As Wigan's fortunes improved following the acquisition of the club by the Phoenix 2021 Limited consortium in March 2021, Lang signed a new long-term contract until the summer of 2025 in September 2021.

===Portsmouth===
On 29 January 2024, Lang signed for League One club Portsmouth for an undisclosed fee, signing a two-and-a-half-year contract with the option for a further year. Lang scored on his debut away against Oxford.
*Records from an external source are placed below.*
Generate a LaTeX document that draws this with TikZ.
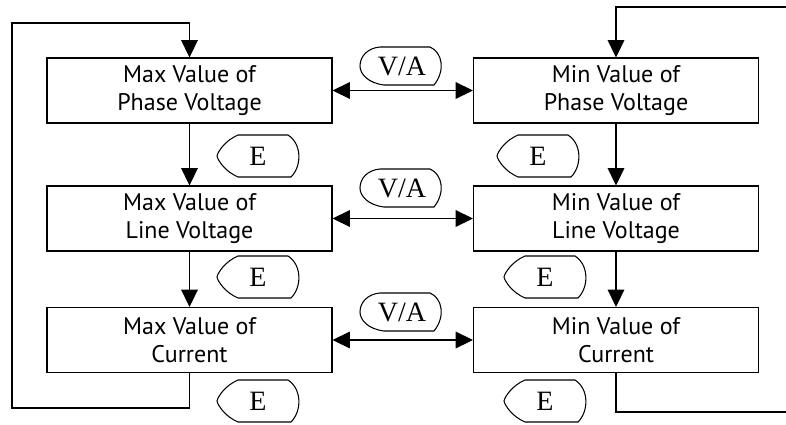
\documentclass[tikz,border=0pt]{standalone}
\usepackage{fontspec}
\setmainfont{Liberation Serif}
\newfontfamily\boxfont{PT Sans}
\usetikzlibrary{positioning, arrows.meta}

% outline of the E key (pointed left, round right)
\newcommand{\eoutline}[1]{%
  \draw[shift={(#1.center)}] (-20,-21) -- (30,-21)
    .. controls (44,-12) and (44,10) .. (33,21) -- (-20,21)
    .. controls (-32,16) and (-40,5) .. (-41,0)
    .. controls (-40,-5) and (-32,-16) .. cycle;}
% outline of the V/A key
\newcommand{\vaoutline}[1]{%
  \draw[shift={(#1.center)}] (-22,-19) -- (28,-19)
    .. controls (40,-14) and (44,4) .. (32,19) -- (-18,19)
    .. controls (-34,17) and (-42,8) .. (-42,0)
    .. controls (-42,-10) and (-34,-18) .. cycle;}

\begin{document}
\begin{tikzpicture}[
  x=0.75pt, y=-0.75pt, line width=0.8pt,
  valbox/.style={draw, fill=white, align=center, inner sep=0pt,
                 minimum width=213.75pt, minimum height=48.75pt,
                 font=\boxfont\fontsize{18}{21}\selectfont},
  keybtn/.style={inner sep=0pt, font=\fontsize{21}{21}\selectfont},
  arrow/.style={-{Triangle[length=13pt, width=12.5pt]}},
  twoway/.style={{Triangle[length=13pt, width=12.5pt]}-{Triangle[length=13pt, width=12.5pt]}},
]
\useasboundingbox (0,0) rectangle (786,425);

\node[valbox] (maxph) at (189.5, 90.5) {Max Value of\\Phase Voltage};
\node[valbox] (maxln) at (189.5, 218.5) {Max Value of\\Line Voltage};
\node[valbox] (maxcur) at (189.5, 340) {Max Value of\\Current};

\node[valbox] (minph) at (616, 90.5) {Min Value of\\Phase Voltage};
\node[valbox] (minln) at (616, 218.5) {Min Value of\\Line Voltage};
\node[valbox] (mincur) at (616, 340) {Min Value of\\Current};

\node[keybtn] (va1) at (402, 66) {V/A};
\node[keybtn] (va2) at (402, 188) {V/A};
\node[keybtn] (va3) at (402, 312) {V/A};
\vaoutline{va1}
\vaoutline{va2}
\vaoutline{va3}

\node[keybtn] (e1) at (258, 156) {E};
\node[keybtn] (e2) at (538, 156) {E};
\node[keybtn] (e3) at (258, 277) {E};
\node[keybtn] (e4) at (545, 277) {E};
\node[keybtn] (e5) at (258, 401) {E};
\node[keybtn] (e6) at (545, 401) {E};
\foreach \k in {e1,e2,e3,e4,e5,e6} {\eoutline{\k}}

\coordinate (lbot) at (12, 408);
\coordinate (ltop) at (12, 23);
\coordinate (rbot) at (786, 412);
\coordinate (rtop) at (786, 7);

\draw[arrow] (maxph) -- (maxln);
\draw[arrow] (maxln) -- (maxcur);
\draw[arrow] (minph) -- (minln);
\draw[arrow] (minln) -- (mincur);
\draw[twoway] (maxph) -- (minph);
\draw[twoway] (maxln) -- (minln);
\draw[twoway] (maxcur) -- (mincur);
\draw[arrow] (maxcur.south) |- (lbot) -- (ltop) -| (maxph.north);
\draw (mincur.south) |- (rbot);
\draw[arrow] (rtop) -| (minph.north);
\end{tikzpicture}
\end{document}
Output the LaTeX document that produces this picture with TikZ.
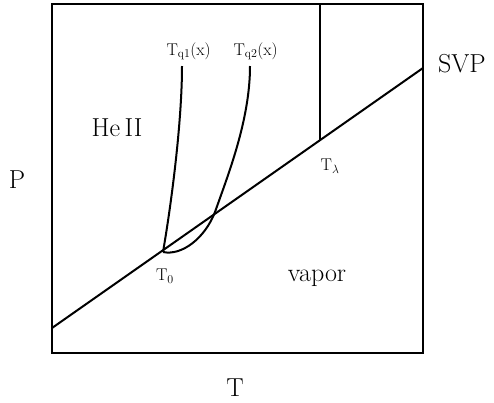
\documentclass[tikz,border=0pt]{standalone}
\usepackage{amsmath}
\usepackage{tikz}

\begin{document}
\begin{tikzpicture}[x=1pt,y=-1pt,
  big/.style={font=\fontsize{26}{30}\selectfont},
  small/.style={font=\fontsize{17}{20}\selectfont},
  curve/.style={line width=2pt}]
			\useasboundingbox (0,0) rectangle (494,402);
			% frame
			\draw[line width=1.6pt] (52,4) rectangle (423,353);
			% points
			\coordinate (left) at (52,328);
			\coordinate (right) at (423,68);
			\coordinate (t0) at (163,252);
			\coordinate (tl) at (320,140);
			\coordinate (tltop) at (320,4);
			\coordinate (q1top) at (182,66);
			\coordinate (q2top) at (250,66);
			\coordinate (cross) at (215,212);
			% SVP line and lambda line
			\draw[curve] (left) -- (right);
			\draw[curve] (tl) -- (tltop);
			% onset curves
			\draw[curve] (t0) .. controls (172,200) and (182,120) .. (q1top);
			\draw[curve] (t0) .. controls (182,256) and (205,238) .. (cross)
			  .. controls (228,175) and (250,120) .. (q2top);
			% labels
			\node[big] (pl) at (17,180) {P};
			\node[big] (tax) at (235,388) {T};
			\node[big] (svp) at (462,64) {SVP};
			\node[big] (heii) at (117,128) {He\,II};
			\node[big] (vap) at (317,278) {vapor};
			\node[small] (t0l) at (165,276) {T$_0$};
			\node[small] (tll) at (330,166) {T$_\lambda$};
			\node[small,anchor=base west] (q1l) at (163,55) {T$_{\text{q}1}$(x)};
			\node[small,anchor=base west] (q2l) at (230,55) {T$_{\text{q}2}$(x)};
		\end{tikzpicture}
\end{document}
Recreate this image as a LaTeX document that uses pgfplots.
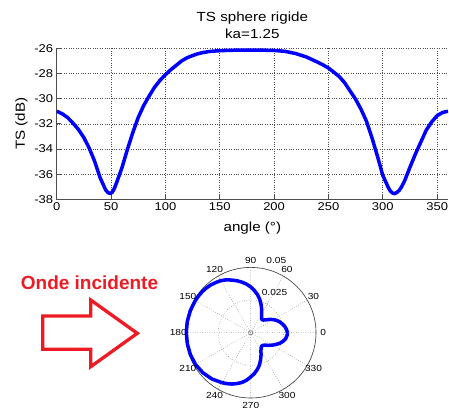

He then scored 4 goals on 21 December 2024; grabbing his first hat-trick for Portsmouth in a 4–1 home win over Coventry City in the Championship.

===Preston North End===
Lang joined Preston North End on 2 February 2026, for a "club record" undisclosed fee on a three-and-a-half-year deal.

==Career statistics==

Appearances and goals by club, season and competition
| Club | Season | League |  |  | National cup |  | League cup |  | Europe |  | Other |  | Total |  |
| Division | Apps | Goals | Apps | Goals | Apps | Goals | Apps | Goals | Apps | Goals | Apps | Goals |
| Wigan Athletic | 2017–18 | League One | 0 | 0 | 0 | 0 | 2 | 0 | — |  | 1 | 0 | 3 | 0 |
| 2018–19 | Championship | 0 | 0 | 0 | 0 | 0 | 0 | — |  | — |  | 0 | 0 |
| 2019–20 | Championship | 1 | 0 | 0 | 0 | 1 | 0 | — |  | — |  | 2 | 0 |
| 2020–21 | League One | 23 | 9 | 0 | 0 | 0 | 0 | — |  | 0 | 0 | 23 | 9 |
| 2021–22 | League One | 42 | 15 | 4 | 3 | 2 | 0 | — |  | 1 | 0 | 49 | 18 |
| 2022–23 | Championship | 35 | 1 | 2 | 0 | 0 | 0 | — |  | — |  | 37 | 1 |
| 2023–24 | League One | 23 | 2 | 2 | 0 | 1 | 0 | — |  | 3 | 1 | 29 | 3 |
| Total |  | 124 | 27 | 8 | 3 | 6 | 0 | 0 | 0 | 5 | 1 | 143 | 31 |
| Morecambe (loan) | 2017–18 | League Two | 30 | 10 | 1 | 0 | 0 | 0 | — |  | 0 | 0 | 31 | 10 |
| Oldham Athletic (loan) | 2018–19 | League Two | 42 | 13 | 4 | 2 | 0 | 0 | — |  | 4 | 1 | 50 | 16 |
| Shrewsbury Town (loan) | 2019–20 | League One | 16 | 3 | 4 | 0 | 0 | 0 | — |  | 0 | 0 | 20 | 3 |
| Motherwell (loan) | 2020–21 | Scottish Premiership | 17 | 3 | 0 | 0 | 1 | 0 | 3 | 2 | — |  | 21 | 5 |
| Portsmouth | 2023–24 | League One | 12 | 4 | 0 | 0 | 0 | 0 | — |  | — |  | 12 | 4 |
| 2024–25 | Championship | 32 | 10 | 0 | 0 | 1 | 0 | — |  | — |  | 33 | 10 |
| 2025–26 | Championship | 6 | 1 | 0 | 0 | 0 | 0 | — |  | — |  | 6 | 1 |
| Total |  | 50 | 15 | 0 | 0 | 1 | 0 | 0 | 0 | 0 | 0 | 51 | 15 |
| Career total |  |  | 279 | 71 | 17 | 5 | 8 | 0 | 3 | 2 | 9 | 2 | 316 | 80 |

==Personal life==
Lang was born in Liverpool and is a life-long supporter of Everton.